Several former colleagues disputed the idea that Gates poses a grave danger to Trump.
“I don’t think Rick has anything that’d incriminate the president or anybody else in the family in the campaign,” said Black, who said he thought the plea deal was mainly “about Manafort.
But veteran law enforcement experts said that Mueller would only grant Gates leniency on his prison sentence in return for his unrestricted testimony about subjects ranging well beyond his work with Manafort.
“He’s their bitch,” said Solomon Wisenberg, a former Starr deputy.
Gates is already enjoying some benefits from his cooperation. He is free on $5 million bail and living at his home in Richmond, and was recently granted permission to take a spring break trip with his family to Boston—though he rearranged the trip over security concerns. (In a court filing, his lawyer cited an online comment that warned: “Bring a food taster.”)

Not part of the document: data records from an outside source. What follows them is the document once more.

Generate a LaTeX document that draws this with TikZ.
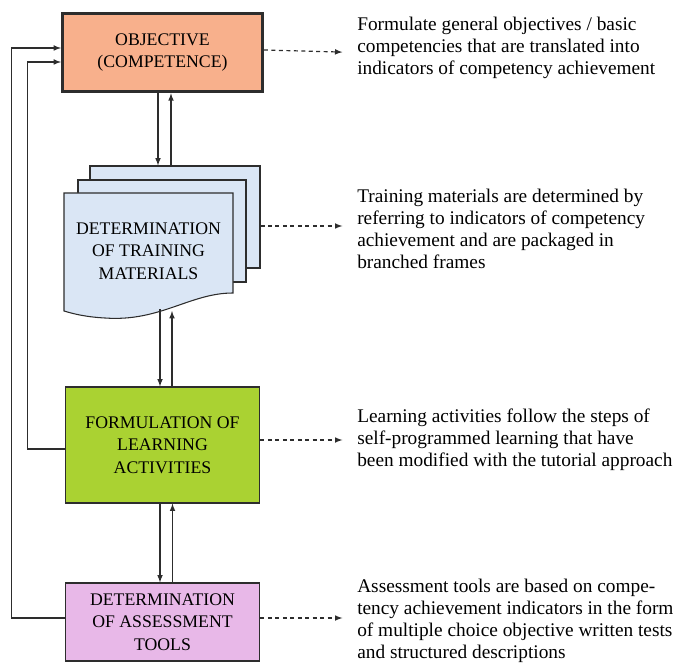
\documentclass[tikz,border=0pt]{standalone}
\usepackage{fontspec}
\setmainfont{Liberation Serif}
\usetikzlibrary{calc}

\definecolor{objfill}{RGB}{248,176,140}
\definecolor{matfill}{RGB}{218,230,245}
\definecolor{actfill}{RGB}{170,210,50}
\definecolor{evalfill}{RGB}{232,184,232}
\definecolor{edge}{RGB}{45,45,45}

\begin{document}
\begin{tikzpicture}[
            x=0.75pt, y=-0.75pt,
            >=latex,
            box/.style={draw=edge, line width=0.9pt, align=center, inner sep=0pt,
                font=\fontsize{13.3}{16.8}\selectfont},
            sheet/.style={draw=edge, line width=0.8pt, fill=matfill},
            flow/.style={->, draw=edge, line width=0.9pt},
            link/.style={->, draw=edge, line width=0.9pt,
                dash pattern=on 3pt off 2.6pt, shorten >=11pt},
            note/.style={anchor=west, align=left, inner sep=0pt,
                font=\fontsize{14.5}{16.5}\selectfont}
        ]
            \useasboundingbox (0,0) rectangle (677,666);

            % --- Objective (competence) ---
            \node[box, line width=2.2pt, fill=objfill, minimum width=150pt, minimum height=59pt]
                (obj) at (162.5,52.5) {OBJECTIVE\\(COMPETENCE)};

            % --- Training materials (stack of sheets) ---
            \node[sheet, minimum width=127.5pt, minimum height=76.5pt] (back) at (175,217) {};
            \node[sheet, minimum width=126pt, minimum height=76.5pt] (middle) at (162,231) {};
            \draw[sheet] (64,193) -- (233,193) -- (233,293)
                .. controls (190,293) and (160,322) .. (105,318)
                .. controls (86,317) and (74,314) .. (64,311) -- cycle;
            \node[box, draw=none] (mat) at (148.5,251) {DETERMINATION\\OF TRAINING\\MATERIALS};
            \coordinate (matbot) at (166,309);

            % --- Learning activities ---
            \node[box, fill=actfill, minimum width=146pt, minimum height=87pt]
                (act) at (162.5,445) {FORMULATION OF\\LEARNING\\ACTIVITIES};

            % --- Assessment tools ---
            \node[box, fill=evalfill, minimum width=146pt, minimum height=58.5pt]
                (eval) at (162.5,622) {DETERMINATION\\OF ASSESSMENT\\TOOLS};

            % --- Arrows down and up between the steps ---
            \draw[flow] ($(obj.south)+(-4.5,0)$) -- ($(obj.south |- back.north)+(-4.5,0)$);
            \draw[flow] ($(obj.south |- back.north)+(8.5,0)$) -- ($(obj.south)+(8.5,0)$);
            \draw[flow] ($(matbot)+(-6,0)$) -- ($(matbot |- act.north)+(-6,0)$);
            \draw[flow] ($(matbot |- act.north)+(6,0)$) -- ($(matbot)+(6,2)$);
            \draw[flow] ($(act.south)+(-2.5,0)$) -- ($(act.south |- eval.north)+(-2.5,0)$);
            \draw[flow] ($(act.south |- eval.north)+(10,0)$) -- ($(act.south)+(10,0)$);

            % --- Feedback lines on the left ---
            \draw[flow] ($(eval.west)+(0,-4)$) -- ++(-53,0) |- ($(obj.west)+(0,-4.5)$);
            \draw[flow] ($(act.west)+(0,4)$) -- ++(-37,0) |- ($(obj.west)+(0,9.5)$);

            % --- Explanations on the right ---
            \node[note] (nobj) at (357,48) {Formulate general objectives / basic\\
                competencies that are translated into\\indicators of competency achievement};
            \node[note] (nmat) at (357,229) {Training materials are determined by\\
                referring to indicators of competency\\achievement and are packaged in\\branched frames};
            \node[note] (nact) at (357,440) {Learning activities follow the steps of\\
                self-programmed learning that have\\been modified with the tutorial approach};
            \node[note] (neval) at (357,621) {Assessment tools are based on compe-\\
                tency achievement indicators in the form\\of multiple choice objective written tests\\and structured descriptions};

            % --- Dashed links ---
            \draw[link] ($(obj.east)+(0,-2.5)$) -- (obj.east -| nobj.west);
            \draw[link] ($(back.east)+(0,9)$) -- ($(back.east -| nmat.west)+(0,9)$);
            \draw[link] ($(act.east)+(0,-5)$) -- ($(act.east -| nact.west)+(0,-5)$);
            \draw[link] ($(eval.east)+(0,-4)$) -- ($(eval.east -| neval.west)+(0,-4)$);

    \end{tikzpicture}
\end{document}
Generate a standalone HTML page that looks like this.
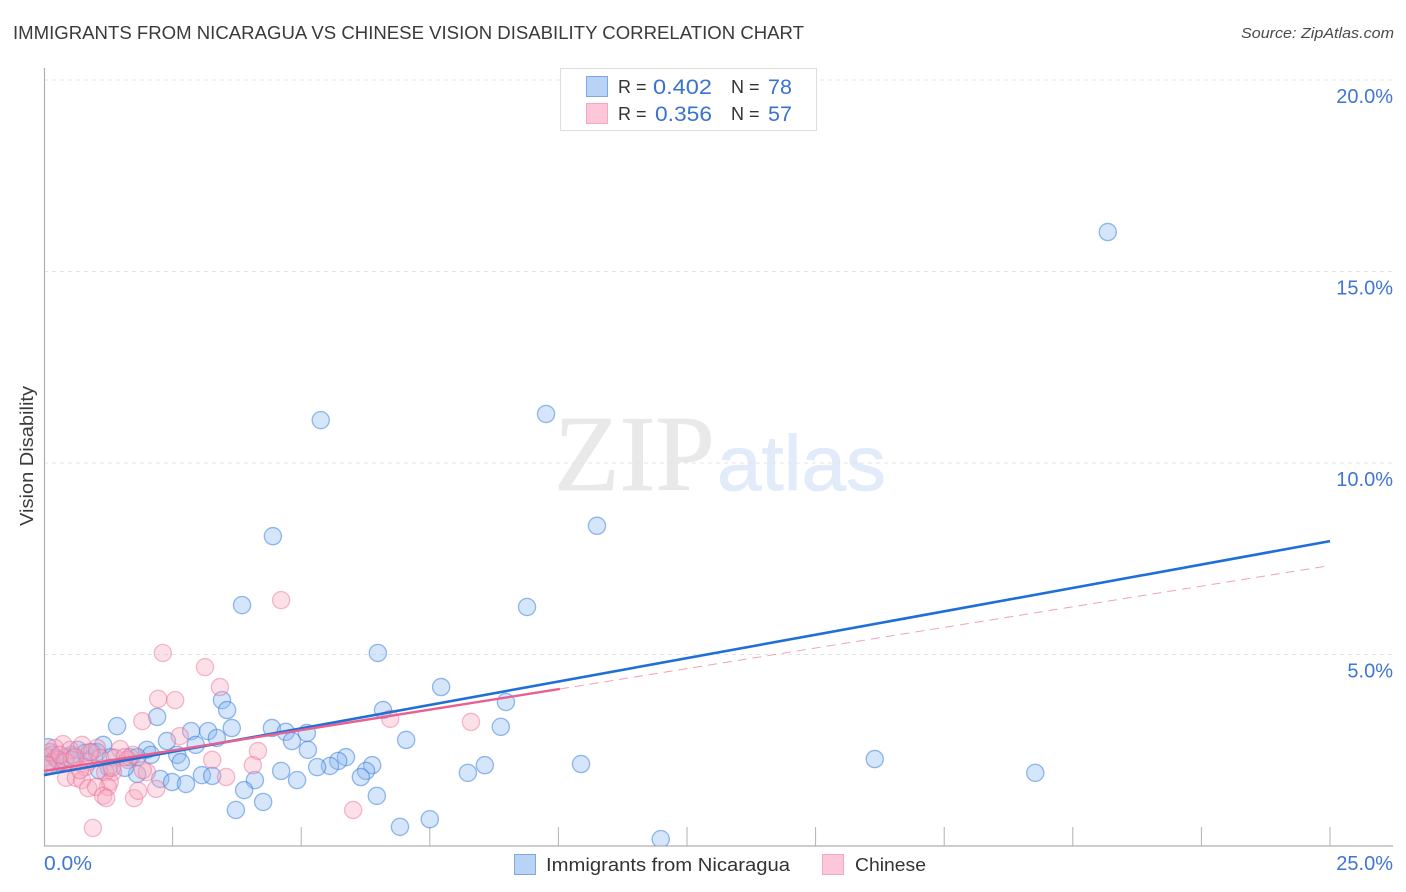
<!DOCTYPE html>
<html lang="en">
<head>
<meta charset="utf-8">
<title>Immigrants from Nicaragua vs Chinese Vision Disability Correlation Chart</title>
<style>
html,body{margin:0;padding:0;background:#fff;width:1406px;height:892px;overflow:hidden}
svg{display:block;font-family:"Liberation Sans",sans-serif}
</style>
</head>
<body>
<svg id="chart" xmlns="http://www.w3.org/2000/svg" width="1406" height="892" viewBox="0 0 1406 892">
  <defs><clipPath id="plot-clip"><rect x="45" y="68" width="1348" height="778"/></clipPath></defs>
  <text x="13" y="39" font-size="18.5" fill="#3a3a3a" textLength="791" lengthAdjust="spacingAndGlyphs">IMMIGRANTS FROM NICARAGUA VS CHINESE VISION DISABILITY CORRELATION CHART</text>
  <text x="1241" y="38" font-size="15" font-style="italic" fill="#4a4a4a" textLength="153" lengthAdjust="spacingAndGlyphs">Source: ZipAtlas.com</text>
  <g id="watermark">
    <text x="554" y="490" font-size="108" fill="#e9e9e9" stroke="#e9e9e9" stroke-width="0.8" textLength="161" lengthAdjust="spacingAndGlyphs" style="font-family:'Liberation Serif',serif">ZIP</text>
    <text x="717" y="490" font-size="78" fill="#e2ebf9" stroke="#e2ebf9" stroke-width="0.8" textLength="169" lengthAdjust="spacingAndGlyphs">atlas</text>
  </g>
  <g id="grid"></g>
  <g id="axes"></g>
  <g id="blue-points" clip-path="url(#plot-clip)"></g>
  <g id="pink-points" clip-path="url(#plot-clip)"></g>
  <g id="trends"></g>
  <text transform="translate(33,456) rotate(-90)" text-anchor="middle" font-size="18" fill="#3a3a3a" textLength="140" lengthAdjust="spacingAndGlyphs">Vision Disability</text>
  <g id="stats-legend">
    <rect x="560.5" y="68.5" width="256" height="62" fill="#fff" stroke="#dddddd"/>
    <rect x="586.5" y="76.5" width="21" height="20" fill="#b9d3f7" stroke="#7ea8e4"/>
    <rect x="586.5" y="103.5" width="21" height="20" fill="#fcc8d9" stroke="#f4a9c0"/>
    <text x="618" y="93" font-size="18" fill="#333">R =</text>
    <text x="653" y="94" font-size="21.5" fill="#3a72d0" textLength="59" lengthAdjust="spacingAndGlyphs">0.402</text>
    <text x="731" y="93" font-size="18" fill="#333">N =</text>
    <text x="768" y="94" font-size="21.5" fill="#3a72d0">78</text>
    <text x="618" y="120" font-size="18" fill="#333">R =</text>
    <text x="655" y="121" font-size="21.5" fill="#3a72d0" textLength="57" lengthAdjust="spacingAndGlyphs">0.356</text>
    <text x="731" y="120" font-size="18" fill="#333">N =</text>
    <text x="768" y="121" font-size="21.5" fill="#3a72d0">57</text>
  </g>
  <g id="bottom-legend">
    <rect x="514.5" y="854.5" width="21" height="20" fill="#b9d3f7" stroke="#7ea8e4"/>
    <text x="546" y="871" font-size="18.5" fill="#333" textLength="244" lengthAdjust="spacingAndGlyphs">Immigrants from Nicaragua</text>
    <rect x="822.5" y="854.5" width="21" height="20" fill="#fcc8d9" stroke="#f4a9c0"/>
    <text x="855" y="871" font-size="18.5" fill="#333" textLength="71" lengthAdjust="spacingAndGlyphs">Chinese</text>
  </g>
</svg>
<script>
const xTicks = [0, 2.5, 5, 7.5, 10, 12.5, 15, 17.5, 20, 22.5, 25];
const yTicks = [5, 10, 15, 20];
const yTickLabels = ["5.0%", "10.0%", "15.0%", "20.0%"];
const xEndLabels = ["0.0%", "25.0%"];

const nicaraguaX = [20.68,9.76,5.38,10.75,4.45,3.85,9.39,6.49,7.72,8.98,6.59,3.46,3.56,2.20,1.42,4.43,3.65,2.86,3.19,4.70,5.11,8.88,7.04,4.82,3.36,2.39,2.95,2.00,1.15,5.13,5.87,2.08,2.59,2.66,5.72,5.56,5.31,6.38,6.26,6.16,4.61,4.92,4.10,3.07,3.27,2.26,2.49,2.76,1.81,1.57,1.26,1.07,3.89,4.26,3.73,6.47,6.92,7.50,11.99,8.24,8.57,10.44,16.15,19.27,0.08,0.16,0.23,0.31,0.43,0.54,0.66,0.80,0.93,1.03,1.30,1.67,1.81,0.12];
const nicaraguaY = [16.03,11.28,11.12,8.36,8.09,6.29,6.24,5.04,4.15,3.76,3.55,3.81,3.55,3.37,3.13,3.08,3.08,3.00,3.00,2.98,2.95,3.11,2.77,2.74,2.82,2.74,2.64,2.51,2.64,2.51,2.32,2.38,2.38,2.19,2.22,2.09,2.06,2.11,1.96,1.80,1.96,1.72,1.72,1.85,1.83,1.75,1.67,1.62,1.88,2.04,2.04,1.98,1.46,1.15,0.94,1.31,0.50,0.70,0.18,1.91,2.11,2.14,2.27,1.91,2.58,2.38,2.30,2.19,2.32,2.38,2.51,2.43,2.45,2.45,2.32,2.32,2.32,2.11];

const chineseX = [4.61,2.31,3.13,3.42,2.22,2.55,1.91,2.64,6.73,8.30,3.27,4.16,4.06,3.54,6.01,0.95,0.37,0.21,0.51,0.74,1.03,1.48,0.06,0.16,0.27,0.41,0.54,0.86,1.09,1.38,1.63,1.73,2.00,1.92,1.34,1.19,0.80,0.43,0.62,0.74,1.28,1.24,0.86,1.01,1.15,1.21,1.75,1.83,2.18,0.70,0.12,0.31,0.60,0.89,0.06,1.57,1.32];
const chineseY = [6.42,5.04,4.67,4.15,3.84,3.81,3.26,2.87,3.32,3.24,2.25,2.48,2.11,1.80,0.94,0.47,2.66,2.56,2.51,2.64,2.56,2.53,2.32,2.19,2.25,2.19,2.25,2.19,2.30,2.30,2.25,2.38,1.93,1.98,1.93,1.93,2.06,1.78,1.78,1.72,1.67,1.54,1.51,1.54,1.31,1.25,1.25,1.44,1.49,1.98,2.45,2.38,2.32,2.45,2.11,2.32,2.04];

const nicaraguaTrendX = [0, 25];
const nicaraguaTrendY = [1.85, 7.96];
const chineseSolidX = [0, 10.03];
const chineseSolidY = [1.96, 4.10];
const chineseDashX = [10.03, 24.94];
const chineseDashY = [4.10, 7.31];

const NS = 'http://www.w3.org/2000/svg';
const sx = v => 44 + v * 51.44;
const sy = v => 846 - v * 38.3;
function mk(parent, tag, attrs, text) {
  const el = document.createElementNS(NS, tag);
  for (const k in attrs) el.setAttribute(k, attrs[k]);
  if (text !== undefined) el.textContent = text;
  parent.appendChild(el);
  return el;
}

const grid = document.getElementById('grid');
const axes = document.getElementById('axes');
const blueG = document.getElementById('blue-points');
const pinkG = document.getElementById('pink-points');
const trends = document.getElementById('trends');

yTicks.forEach((t, i) => {
  const gl = mk(grid, 'line', {x1: 44, x2: 1393, y1: sy(t), y2: sy(t), stroke: '#e4e4e4', 'stroke-width': 1, 'stroke-dasharray': '4 4'});
  
  
  const lb = mk(axes, 'text', {x: 1393, y: sy(t) + 23, 'text-anchor': 'end', 'font-size': 20, fill: '#3f76d3'}, yTickLabels[i]);
  
  
});

const yAxis = mk(axes, 'line', {x1: 44.5, x2: 44.5, y1: 68, y2: 846, stroke: '#b0b0b0', 'stroke-width': 1.2});


const xAxis = mk(axes, 'line', {x1: 44, x2: 1393, y1: 846, y2: 846, stroke: '#b0b0b0', 'stroke-width': 1.2});


xTicks.slice(1).forEach(t => {
  const tk = mk(axes, 'line', {x1: sx(t), x2: sx(t), y1: 827, y2: 846, stroke: '#b0b0b0', 'stroke-width': 1});
  
  
});
const x0 = mk(axes, 'text', {x: 44, y: 870, 'font-size': 20, fill: '#3f76d3', textLength: 48, lengthAdjust: 'spacingAndGlyphs'}, xEndLabels[0]);


const x1 = mk(axes, 'text', {x: 1393, y: 870, 'text-anchor': 'end', 'font-size': 20, fill: '#3f76d3'}, xEndLabels[1]);



nicaraguaX.forEach((v, i) => {
  const c = mk(blueG, 'circle', {cx: sx(v), cy: sy(nicaraguaY[i]), r: 8.6, fill: '#8ab6f0', 'fill-opacity': 0.36, stroke: '#2f78d8', 'stroke-opacity': 0.5, 'stroke-width': 1.3});
  
  
});
chineseX.forEach((v, i) => {
  const c = mk(pinkG, 'circle', {cx: sx(v), cy: sy(chineseY[i]), r: 8.6, fill: '#f8a8c0', 'fill-opacity': 0.36, stroke: '#ea5f8c', 'stroke-opacity': 0.42, 'stroke-width': 1.3});
  
  
});

const t1 = mk(trends, 'line', {x1: sx(nicaraguaTrendX[0]), y1: sy(nicaraguaTrendY[0]), x2: sx(nicaraguaTrendX[1]), y2: sy(nicaraguaTrendY[1]), stroke: '#1f6fd6', 'stroke-width': 2.6});


const t2 = mk(trends, 'line', {x1: sx(chineseSolidX[0]), y1: sy(chineseSolidY[0]), x2: sx(chineseSolidX[1]), y2: sy(chineseSolidY[1]), stroke: '#e8608f', 'stroke-width': 2.4});


const t3 = mk(trends, 'line', {x1: sx(chineseDashX[0]), y1: sy(chineseDashY[0]), x2: sx(chineseDashX[1]), y2: sy(chineseDashY[1]), stroke: '#e8799f', 'stroke-width': 1, 'stroke-opacity': 0.7, 'stroke-dasharray': '9 6'});


</script>
</body>
</html>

Mueller recently approved a request by Gates’s lawyers to remove the GPS tracking device he’s worn since October to prevent him from fleeing. But a federal judge denied the request, noting that Gates’s plea had “turned the prospect that he could be sentenced by a court into a certainty that he will.” She also noted that “[h]is change of heart is quite recent.”
The judge did give Gates a green light to travel without advance permission from Richmond to Washington “for meetings or activities at the request of the Office of Special Counsel or the Federal Bureau of Investigation”—an indication that Gates is already making visits to Mueller’s team to share his recollections.
John Dean, the former Richard Nixon White House counsel who flipped in 1973 to become a star prosecution witness against the Republican president, said he’s not surprised to see Mueller’s team giving Gates deferential treatment.
“I think he can fill in an awful lot of blanks,” Dean said.